We've gotten so accustomed to using US-based tech, like Google or Netflix, it's almost foreign to think of something gaining mass adoption that wasn't produced here.
Have you downloaded this app yet? Nearly 1 billion people on the planet actively use it. It has 2-3x the influencer engagement vs. Instagram. The product is frictionless - just download it and a stream of viral videos appear. No need to follow friends (or anyone for that matter).
The wrinkle: this beloved product used by nearly a billion isn't American. It's from China.
As mass consumer tech has grown in societal importance, so too has the industry increasingly been caught in the crosshairs of political tensions.
Banning apps has become the new political chess move.

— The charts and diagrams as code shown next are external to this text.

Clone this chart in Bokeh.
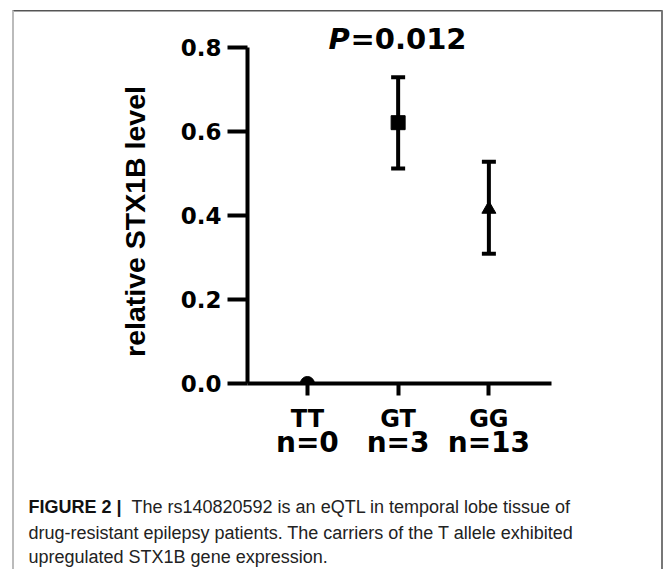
import math
from bokeh.plotting import figure
from bokeh.models import (FixedTicker, LinearAxis, Label, Whisker, ColumnDataSource,
                          Range1d, BoxAnnotation, TeeHead, NumeralTickFormatter)
from bokeh.embed import file_html
from bokeh.resources import INLINE

# ---------------- data ----------------
genotypes = ["TT", "GT", "GG"]
counts = ["n=0", "n=3", "n=13"]
means = [0.0, 0.621, 0.415]
upper = [0.0, 0.729, 0.528]
lower = [0.0, 0.512, 0.309]
markers = ["circle", "square", "triangle"]
y_ticks = [0.0, 0.2, 0.4, 0.6, 0.8]
p_value = "0.012"
y_label = "relative STX1B level"
caption_bold = "FIGURE 2 |"
caption_lines = [
    "The rs140820592 is an eQTL in temporal lobe tissue of",
    "drug-resistant epilepsy patients. The carriers of the T allele exhibited",
    "upregulated STX1B gene expression.",
]

# ---------------- geometry (pixels of the 663x569 page) ----------------
W, H = 663, 569
AX_L, AX_R = 247, 551        # x-axis line extent
AX_B, AX_T = 383, 47         # y = 0 and y = 0.8
XA, XB = 0.34, 3.69          # data x at AX_L / AX_R
YA, YB = 0.0, 0.8            # data y at AX_B / AX_T
BASE_FIX = 8.5               # renderer draws "alphabetic" labels this much lower

kx = (AX_R - AX_L) / (XB - XA)
ky = (AX_B - AX_T) / (YB - YA)
X0 = XA - AX_L / kx
X1 = X0 + W / kx
Y1 = YA + AX_B / ky
Y0 = Y1 - H / ky


def dx(px):
    return X0 + px / kx


def dy(py):
    return Y1 - py / ky


def dyb(py):
    # baseline position for alphabetic-baseline labels
    return dy(py - BASE_FIX)


xs = [i + 1 for i in range(len(genotypes))]

p = figure(width=W, height=H, x_range=Range1d(X0, X1), y_range=Range1d(Y0, Y1),
           output_backend="svg", toolbar_location=None,
           x_axis_type=None, y_axis_type=None,
           min_border_left=0, min_border_right=0, min_border_top=0, min_border_bottom=0)
p.outline_line_color = None
p.background_fill_color = "white"
p.border_fill_color = "white"
p.xgrid.visible = False
p.ygrid.visible = False

WIDE = "DejaVu Sans"
SANS = "Liberation Sans"

# y axis
yaxis = LinearAxis(ticker=FixedTicker(ticks=y_ticks),
                   formatter=NumeralTickFormatter(format="0.0"),
                   fixed_location=XA, bounds=(YA, YB))
yaxis.axis_line_width = 4
yaxis.axis_line_color = "black"
yaxis.major_tick_line_width = 4
yaxis.major_tick_out = 20
yaxis.major_tick_in = 0
yaxis.minor_tick_line_color = None
yaxis.major_label_text_font = WIDE
yaxis.major_label_text_font_style = "bold"
yaxis.major_label_text_font_size = "23px"
yaxis.major_label_text_color = "black"
yaxis.major_label_standoff = 6
p.add_layout(yaxis, "left")

# x axis (genotypes)
xaxis = LinearAxis(ticker=FixedTicker(ticks=xs), fixed_location=YA, bounds=(XA, XB),
                   major_label_overrides={x: g for x, g in zip(xs, genotypes)})
xaxis.axis_line_width = 4
xaxis.axis_line_color = "black"
xaxis.major_tick_line_width = 4
xaxis.major_tick_out = 12
xaxis.major_tick_in = 0
xaxis.minor_tick_line_color = None
xaxis.major_label_text_font = WIDE
xaxis.major_label_text_font_style = "bold"
xaxis.major_label_text_font_size = "24px"
xaxis.major_label_text_color = "black"
xaxis.major_label_standoff = 9
p.add_layout(xaxis, "below")

# x axis (group sizes)
xaxis2 = LinearAxis(ticker=FixedTicker(ticks=xs), fixed_location=dy(425),
                    major_label_overrides={x: c for x, c in zip(xs, counts)})
xaxis2.axis_line_color = None
xaxis2.major_tick_line_color = None
xaxis2.minor_tick_line_color = None
xaxis2.major_tick_out = 0
xaxis2.major_tick_in = 0
xaxis2.major_label_text_font = WIDE
xaxis2.major_label_text_font_style = "bold"
xaxis2.major_label_text_font_size = "28px"
xaxis2.major_label_text_color = "black"
xaxis2.major_label_standoff = 0
p.add_layout(xaxis2, "below")

# y axis title
p.add_layout(Label(x=dx(134), y=dy(221), text=y_label, angle=math.pi / 2,
                   text_font=SANS, text_font_style="bold", text_font_size="28.5px",
                   text_color="black", text_align="center", text_baseline="middle"))

# error bars
err_src = ColumnDataSource(data=dict(x=xs[1:], upper=upper[1:], lower=lower[1:]))
p.add_layout(Whisker(source=err_src, base="x", upper="upper", lower="lower",
                     dimension="height", line_width=4, line_color="black",
                     upper_head=TeeHead(size=14, line_width=4, line_color="black"),
                     lower_head=TeeHead(size=14, line_width=4, line_color="black")))

# points
pt_src = ColumnDataSource(data=dict(x=xs[1:], y=means[1:], marker=markers[1:]))
p.scatter(x="x", y="y", marker="marker", size=14, source=pt_src,
          fill_color="black", line_color="black")
# TT point sits on the axis: only its upper half shows
p.wedge(x=[xs[0]], y=[means[0]], radius=7, radius_units="screen",
        start_angle=0, end_angle=math.pi, fill_color="black", line_color="black")

# P value
p.add_layout(Label(x=dx(328), y=dyb(47), text="P", text_font=WIDE,
                   text_font_style="bold italic", text_font_size="29px",
                   text_color="black", text_baseline="alphabetic"))
p.add_layout(Label(x=dx(350), y=dyb(47), text="=" + p_value, text_font=WIDE,
                   text_font_style="bold", text_font_size="29px",
                   text_color="black", text_baseline="alphabetic"))

# caption
base_lines = [515, 541, 565]
p.add_layout(Label(x=dx(28), y=dyb(base_lines[0]), text=caption_bold, text_font=SANS,
                   text_font_style="bold", text_font_size="18px", text_color="#111111",
                   text_baseline="alphabetic"))
p.add_layout(Label(x=dx(131), y=dyb(base_lines[0]), text=caption_lines[0], text_font=SANS,
                   text_font_size="18px", text_color="#222222", text_baseline="alphabetic"))
for line, b in zip(caption_lines[1:], base_lines[1:]):
    p.add_layout(Label(x=dx(28), y=dyb(b), text=line, text_font=SANS,
                       text_font_size="18px", text_color="#222222",
                       text_baseline="alphabetic"))

# panel border
p.add_layout(BoxAnnotation(left=dx(12), right=dx(662), top=dy(9.5), bottom=dy(11),
                           fill_color="#555555", fill_alpha=1, line_color=None, level="overlay"))
p.add_layout(BoxAnnotation(left=dx(11.5), right=dx(13.5), top=dy(10), bottom=dy(575),
                           fill_color="#bbbbbb", fill_alpha=1, line_color=None, level="overlay"))
p.add_layout(BoxAnnotation(left=dx(660.5), right=dx(662.5), top=dy(10), bottom=dy(575),
                           fill_color="#777777", fill_alpha=1, line_color=None, level="overlay"))

open("out.html", "w").write(file_html(p, INLINE))
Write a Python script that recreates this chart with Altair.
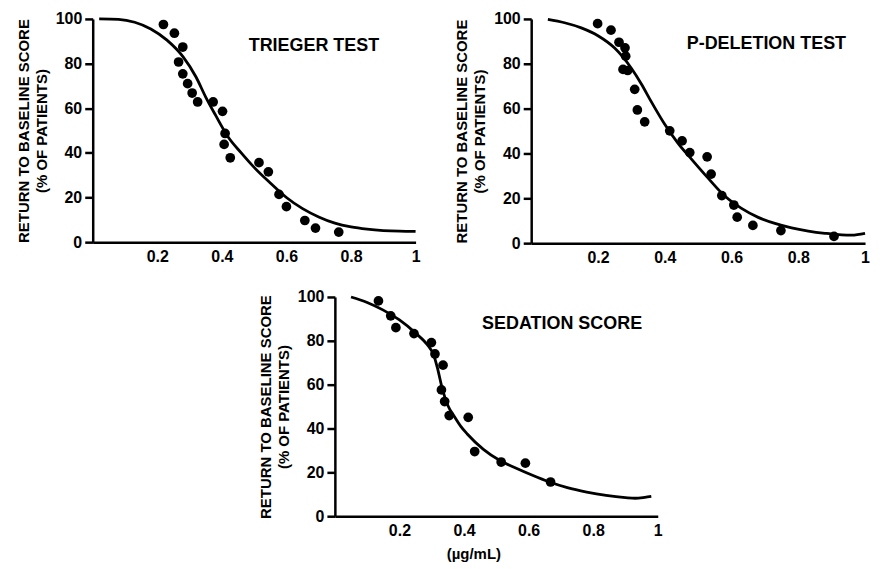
import altair as alt
import pandas as pd

# ---------------- data ----------------
# TRIEGER TEST
trieger_x = [0.219, 0.253, 0.279, 0.266, 0.279, 0.294, 0.308, 0.325, 0.373, 0.402,
             0.410, 0.407, 0.426, 0.515, 0.544, 0.577, 0.600, 0.657, 0.690, 0.762]
trieger_y = [97.5, 93.6, 87.4, 80.7, 75.4, 71.0, 66.8, 62.8, 62.8, 58.6,
             48.7, 43.8, 37.8, 35.6, 31.5, 21.4, 15.9, 9.7, 6.3, 4.5]
trieger_curve_x = [0.02, 0.08, 0.13, 0.18, 0.23, 0.28, 0.32, 0.35, 0.38, 0.42, 0.46,
                   0.50, 0.55, 0.60, 0.65, 0.70, 0.75, 0.80, 0.85, 0.90, 0.95, 1.0]
trieger_curve_y = [100, 99.8, 98.5, 95.5, 90.5, 83, 74, 65, 57, 47, 40,
                   33.5, 26.5, 20, 15, 11.3, 8.5, 6.8, 5.8, 5.2, 4.9, 4.8]

# P-DELETION TEST
pdel_x = [0.199, 0.239, 0.263, 0.281, 0.283, 0.275, 0.289, 0.310, 0.318, 0.340, 0.415,
          0.452, 0.475, 0.527, 0.539, 0.571, 0.607, 0.617, 0.664, 0.748, 0.907]
pdel_y = [97.9, 95.0, 89.6, 87.1, 83.4, 77.5, 77.0, 68.6, 59.4, 54.1, 50.1,
          45.6, 40.4, 38.5, 30.8, 21.2, 17.0, 11.6, 7.9, 5.6, 3.0]
pdel_curve_x = [0.05, 0.10, 0.15, 0.20, 0.25, 0.30, 0.33, 0.36, 0.40, 0.44, 0.48,
                0.53, 0.58, 0.63, 0.68, 0.73, 0.78, 0.83, 0.88, 0.93, 0.96, 1.0]
pdel_curve_y = [99.8, 98.3, 96, 92.5, 87, 78, 71, 63, 53, 44.5, 37.5,
                29, 21, 15.5, 11.5, 8.8, 6.8, 5.4, 4.4, 3.7, 3.6, 4.4]

# SEDATION SCORE
sed_x = [0.135, 0.173, 0.189, 0.245, 0.299, 0.310, 0.335, 0.330, 0.340, 0.354,
         0.413, 0.433, 0.515, 0.590, 0.668]
sed_y = [98.2, 91.4, 86.0, 83.3, 79.2, 74.0, 68.9, 57.6, 52.3, 45.9,
         45.1, 29.5, 24.7, 24.2, 15.6]
sed_curve_x = [0.05, 0.10, 0.15, 0.20, 0.25, 0.29, 0.305, 0.317, 0.333, 0.35, 0.37,
               0.39, 0.41, 0.46, 0.51, 0.56, 0.61, 0.665, 0.72, 0.78, 0.84, 0.90,
               0.93, 0.96, 0.98]
sed_curve_y = [100, 97.5, 94, 89.5, 83.5, 77.5, 74, 68, 58, 50.5, 45.5,
               41, 37.5, 30.5, 25.5, 22, 18.8, 15.6, 13, 11, 9.5, 8.5,
               8.2, 8.6, 9.0]

x_ticks = [0.2, 0.4, 0.6, 0.8, 1]
y_ticks = [0, 20, 40, 60, 80, 100]
y_title = ["RETURN TO BASELINE SCORE", "(% OF PATIENTS)"]
x_title = "(\u00b5g/mL)"

FONT = "Liberation Sans, Arial, Helvetica, sans-serif"


def panel(px, py, cx, cy, label, w, h, lx, ly, xtitle=None, title_x=None):
    pts = pd.DataFrame({"x": px, "y": py})
    crv = pd.DataFrame({"x": cx, "y": cy})
    xs = alt.Scale(domain=[0, 1], nice=False, zero=False)
    ys = alt.Scale(domain=[0, 100], nice=False)
    xaxis_kw = dict(values=x_ticks, format=".1~f", ticks=False, labelPadding=6,
                    labelFlush=False)
    if xtitle:
        xaxis_kw.update(title=xtitle, titlePadding=8)
        if title_x is not None:
            xaxis_kw.update(titleX=title_x)
    else:
        xaxis_kw.update(title=None)
    xaxis = alt.Axis(**xaxis_kw)
    yaxis = alt.Axis(values=y_ticks, title=y_title, tickSize=8, labelPadding=3,
                     titlePadding=6, titleLineHeight=18)
    line = alt.Chart(crv).mark_line(color="black", strokeWidth=2.8,
                                     interpolate="monotone").encode(
        x=alt.X("x:Q", scale=xs, axis=xaxis),
        y=alt.Y("y:Q", scale=ys, axis=yaxis),
    )
    dots = alt.Chart(pts).mark_circle(size=95, color="black", opacity=1).encode(
        x=alt.X("x:Q", scale=xs),
        y=alt.Y("y:Q", scale=ys),
    )
    txt = alt.Chart(pd.DataFrame({"t": [label]})).mark_text(
        font=FONT, fontSize=18, fontWeight="bold", color="black"
    ).encode(text="t:N", x=alt.value(lx), y=alt.value(ly))
    return alt.layer(line, dots, txt).properties(width=w, height=h)


p1 = panel(trieger_x, trieger_y, trieger_curve_x, trieger_curve_y,
           "TRIEGER TEST", 324, 224, 222, 27)
p2 = panel(pdel_x, pdel_y, pdel_curve_x, pdel_curve_y,
           "P-DELETION TEST", 335, 225, 236, 25)
p3 = panel(sed_x, sed_y, sed_curve_x, sed_curve_y,
           "SEDATION SCORE", 324, 220, 228, 27, xtitle=x_title, title_x=139)

spacer = alt.Chart(pd.DataFrame({"v": [0]})).mark_point(opacity=0).encode(
    x=alt.value(0), y=alt.value(0)
).properties(width=243, height=20)

top = alt.hconcat(p1, p2, spacing=116, bounds="flush")
bottom = alt.hconcat(spacer, p3, spacing=0, bounds="flush")

chart = alt.vconcat(top, bottom, spacing=24).properties(
    padding={"left": 8, "top": 2, "right": 5, "bottom": 5}
).configure_view(stroke=None).configure_axis(
    grid=False,
    domainColor="black",
    domainWidth=2.5,
    tickColor="black",
    tickWidth=2.5,
    labelColor="black",
    labelFont=FONT,
    labelFontSize=16,
    labelFontWeight="bold",
    titleColor="black",
    titleFont=FONT,
    titleFontSize=15,
    titleFontWeight="bold",
)

chart.save("out.html", embed_options={"renderer": "svg", "actions": False})
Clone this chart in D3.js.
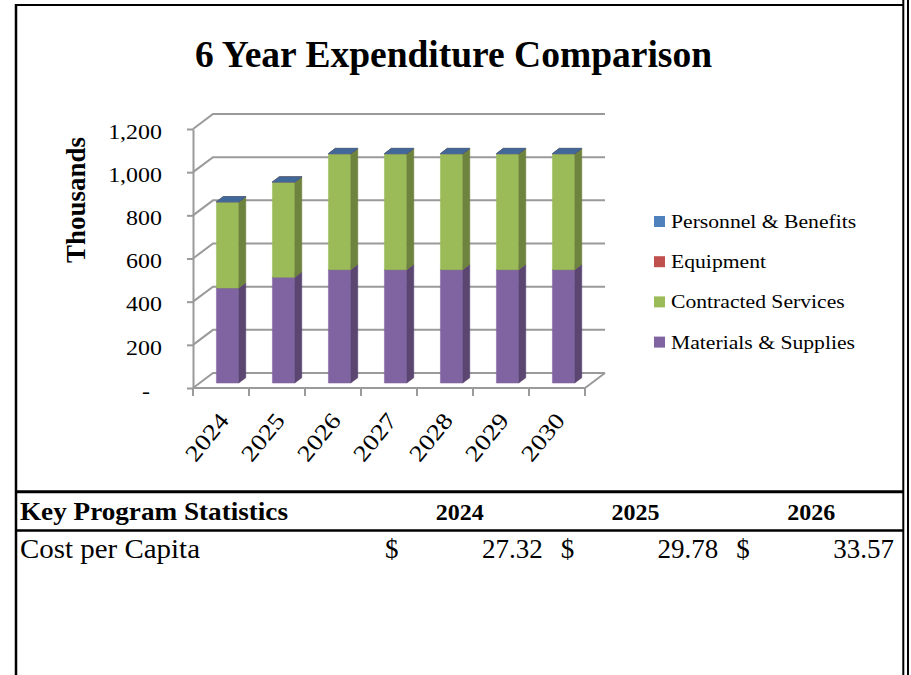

Google, Facebook, and Twitter have been banned in China for nearly a decade. But in a reversal of that historically one-sided dynamic, the Trump Administration said this week that the US was considering banning China's star, TikTok. India, home to the second largest population on Earth, has already banned it.
Here's what we're pondering: if the tech economy becomes more geographically fragmented, what opportunities (or threats) does that present for us as investors?
Opportunity: If one company previously dominated a market, but then is banned, this leaves room for a new company to step in. For example, since India’s ban of TikTok, Facebook (a Titan Co.) has already launched its replica in the country called Instagram Reels. It is poised to capture this market share void.
Threat: Netflix (also a Titan Co.) has had several countries require it to change its offerings to adhere to local culture laws vs. just distributing predominantly American content. Could there be a European Netflix in the works? "Netfaux.com."
Fascinating to watch and debate. Your move, governments.